Resistive load banks are essential tools for verifying the performance, reliability, and safety of electrical power systems such as diesel generators, uninterruptible power supplies (UPS), and renewable energy inverters. These load banks simulate real-world electrical loads by converting electrical energy into heat through resistive elements—typically made of high-temperature alloy resistors. The primary function is to test the ability of a power source to deliver stable voltage and current under full-load conditions, ensuring that it meets manufacturer specifications and regulatory standards like IEC 60034-1 for generator testing or IEEE 1159 for power quality.

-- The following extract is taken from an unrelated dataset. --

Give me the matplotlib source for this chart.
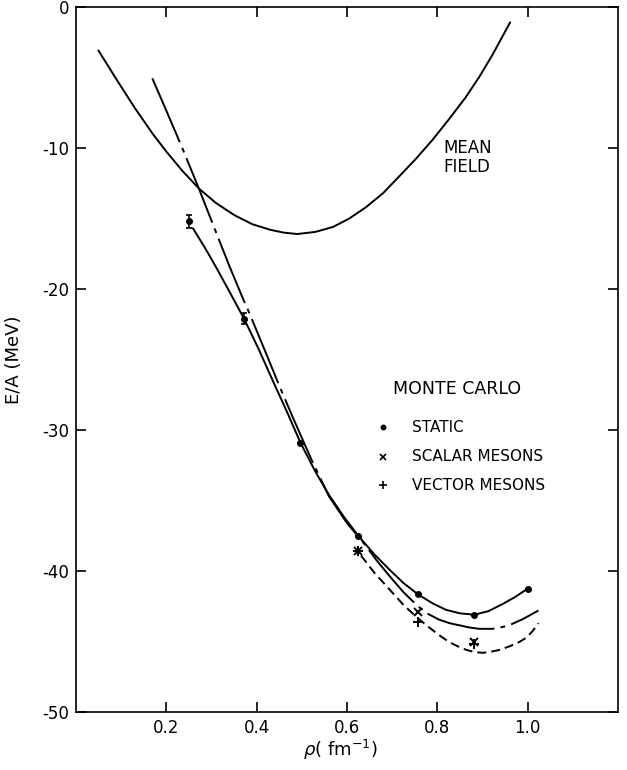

During a typical test, a resistive load bank can be applied in stages—25%, 50%, 75%, and 100% of rated capacity—to assess how the system responds dynamically. For example, in a factory acceptance test (FAT) for a 500 kVA generator, a 500 kW resistive load bank would be used to confirm that the engine maintains RPM stability and voltage regulation within ±2% under full load. This type of test helps identify issues such as poor fuel delivery, inadequate cooling, or weak excitation systems before deployment.

Modern resistive load banks often include built-in control systems with digital displays, remote monitoring via Ethernet or RS485, and automatic load shedding if temperature thresholds are exceeded. Safety features include grounding terminals, over-temperature protection, short-circuit protection, and emergency stop (E-STOP) buttons—all crucial for compliance with CE, UL, and CCC certification requirements. Portable models typically feature IP54-rated enclosures and lifting rings for safe transport across construction sites or utility substations.

Maintenance involves regular calibration every 12 months using certified reference standards (e.g., Fluke 5720A multimeter), inspection of resistor coils for oxidation, and cleaning of cooling fans. Replacement intervals for resistors vary based on usage but generally range from 3–5 years under heavy-duty conditions. A recommended spare parts list includes fuses, fan assemblies, and thermal sensors.

Based on field data from an anonymous case study involving a 200 kVA UPS system in a data center, resistive load testing revealed a 1.5% voltage drop at 100% load due to undersized cables—a critical finding that led to immediate infrastructure upgrades. Such proactive validation reduces downtime risks and extends equipment life.